-- start Data excerpt --

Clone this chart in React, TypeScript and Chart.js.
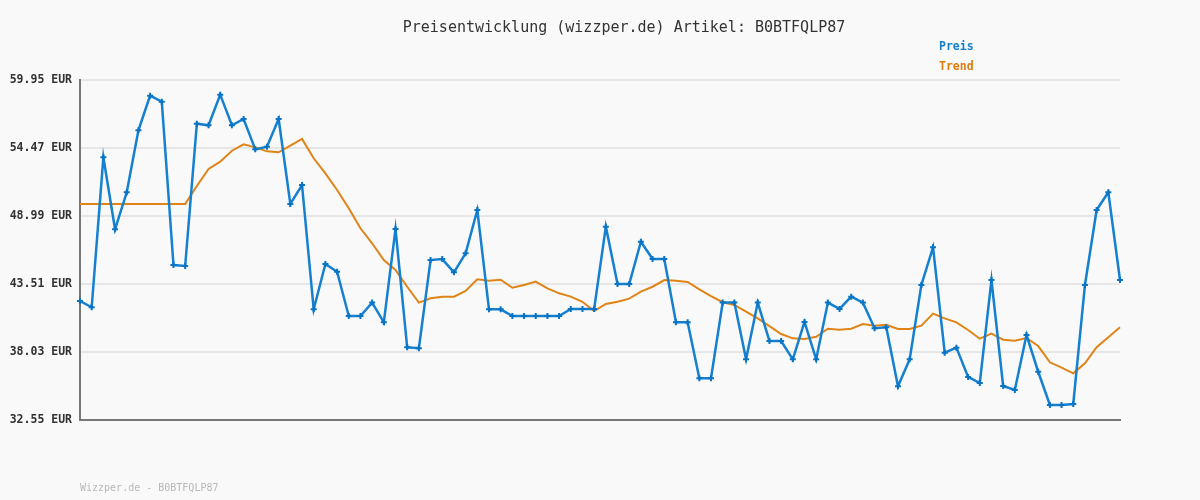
import React, { useEffect, useRef } from "react";
import { Chart, registerables } from "chart.js";

Chart.register(...registerables);

const preis: number[] = [
  42.14, 41.63, 53.72, 47.92, 50.9, 55.9, 58.69, 58.2, 45.04, 44.96,
  56.43, 56.3, 58.77, 56.3, 56.81, 54.36, 54.58, 56.81, 49.96, 51.49,
  41.47, 45.12, 44.5, 40.93, 40.93, 42.01, 40.42, 47.94, 38.41, 38.33,
  45.44, 45.52, 44.45, 45.98, 49.47, 41.47, 41.47, 40.93, 40.93, 40.93,
  40.93, 40.93, 41.5, 41.5, 41.5, 48.13, 43.51, 43.51, 46.92, 45.52,
  45.52, 40.42, 40.42, 35.91, 35.91, 42.01, 42.01, 37.44, 42.01, 38.92,
  38.92, 37.44, 40.45, 37.44, 42.01, 41.5, 42.49, 42.01, 39.94, 40.02,
  35.27, 37.44, 43.43, 46.47, 37.97, 38.38, 36.02, 35.53, 43.83, 35.29,
  34.97, 39.4, 36.44, 33.76, 33.76, 33.84, 43.43, 49.47, 50.9, 43.83,
];

const trend: number[] = [
  49.96, 49.96, 49.96, 49.96, 49.96, 49.96, 49.96, 49.96, 49.96, 49.96,
  51.41, 52.78, 53.37, 54.25, 54.76, 54.52, 54.2, 54.12, 54.66, 55.2,
  53.64, 52.43, 51.09, 49.61, 48.0, 46.79, 45.44, 44.64, 43.29, 42.01,
  42.36, 42.49, 42.49, 42.95, 43.89, 43.78, 43.86, 43.21, 43.43, 43.7,
  43.16, 42.76, 42.49, 42.08, 41.33, 41.9, 42.08, 42.33, 42.89, 43.29,
  43.83, 43.78, 43.67, 43.08, 42.54, 42.04, 41.82, 41.28, 40.74, 40.12,
  39.48, 39.13, 39.08, 39.26, 39.91, 39.83, 39.91, 40.29, 40.15, 40.23,
  39.88, 39.88, 40.15, 41.12, 40.74, 40.42, 39.8, 39.1, 39.51, 39.02,
  38.94, 39.16, 38.51, 37.2, 36.77, 36.31, 37.12, 38.41, 39.21, 40.02,
];

const yTicks: number[] = [32.55, 38.03, 43.51, 48.99, 54.47, 59.95];
const labels: string[] = preis.map((_, i) => String(i + 1));

const titleText = "Preisentwicklung (wizzper.de) Artikel: B0BTFQLP87";
const footerText = "Wizzper.de - B0BTFQLP87";
const legendItems = [
  { text: "Preis", color: "#1580d0" },
  { text: "Trend", color: "#de7c0e" },
];

const MONO = '"DejaVu Sans Mono", "Liberation Mono", monospace';

const decorPlugin = {
  id: "decor",
  beforeDraw(chart: any) {
    const ctx = chart.ctx;
    ctx.save();
    ctx.fillStyle = "#f9f9f9";
    ctx.fillRect(0, 0, chart.width, chart.height);
    ctx.restore();
  },
  afterDraw(chart: any) {
    const ctx = chart.ctx;
    ctx.save();
    ctx.textBaseline = "middle";
    ctx.textAlign = "center";
    ctx.fillStyle = "#333333";
    ctx.font = `15px ${MONO}`;
    ctx.fillText(titleText, 624, 28);

    ctx.textAlign = "left";
    ctx.font = `bold 11.5px ${MONO}`;
    legendItems.forEach((it, i) => {
      ctx.fillStyle = it.color;
      ctx.fillText(it.text, 939, 47 + i * 20);
    });

    ctx.font = `10px ${MONO}`;
    ctx.fillStyle = "#b8b8b8";
    ctx.fillText(footerText, 80, 488);
    ctx.restore();
  },
};

export default function App() {
  const ref = useRef<HTMLCanvasElement | null>(null);

  useEffect(() => {
    document.body.style.margin = "0";
    document.body.style.background = "#f9f9f9";
    if (!ref.current) return;
    const chart = new Chart(ref.current, {
      type: "line",
      data: {
        labels,
        datasets: [
          {
            label: "Preis",
            data: preis,
            borderColor: "#1580d0",
            backgroundColor: "#1580d0",
            borderWidth: 2.5,
            pointStyle: "cross",
            pointRadius: 3,
            pointBorderWidth: 2,
            pointBorderColor: "#0a74c4",
            tension: 0,
            fill: false,
          },
          {
            label: "Trend",
            data: trend,
            borderColor: "#e08418",
            backgroundColor: "#e08418",
            borderWidth: 2,
            pointRadius: 0,
            tension: 0,
            fill: false,
          },
        ],
      },
      options: {
        responsive: false,
        animation: false,
        events: [],
        layout: { padding: { top: 80, right: 80, left: 0, bottom: 0 } },
        plugins: {
          legend: { display: false },
          title: { display: false },
          tooltip: { enabled: false },
        },
        scales: {
          x: {
            type: "category",
            offset: false,
            ticks: { display: false },
            grid: { display: false, drawTicks: false },
            border: { color: "#777777", width: 2 },
            afterFit: (s: any) => {
              s.height = 80;
            },
          },
          y: {
            min: 32.55,
            max: 59.95,
            afterBuildTicks: (s: any) => {
              s.ticks = yTicks.map((v) => ({ value: v }));
            },
            ticks: {
              callback: (v: any) => Number(v).toFixed(2) + " EUR",
              color: "#333333",
              font: { family: MONO, size: 11.5, weight: "bold" },
              padding: 8,
            },
            grid: { color: "#e6e6e6", lineWidth: 2, drawTicks: false },
            border: { color: "#777777", width: 2 },
            afterFit: (s: any) => {
              s.width = 80;
            },
          },
        },
      },
      plugins: [decorPlugin],
    } as any);
    return () => chart.destroy();
  }, []);

  return (
    <div style={{ width: 1200, height: 500 }}>
      <canvas ref={ref} width={1200} height={500} style={{ display: "block" }} />
    </div>
  );
}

-- end Data excerpt --

From the opening line of the listing above through the line bearing "Chart.register(...registerables);", repeat each line exactly. Drop every picture.

Clone this chart in React, TypeScript and Chart.js.
import React, { useEffect, useRef } from "react";
import { Chart, registerables } from "chart.js";

Chart.register(...registerables);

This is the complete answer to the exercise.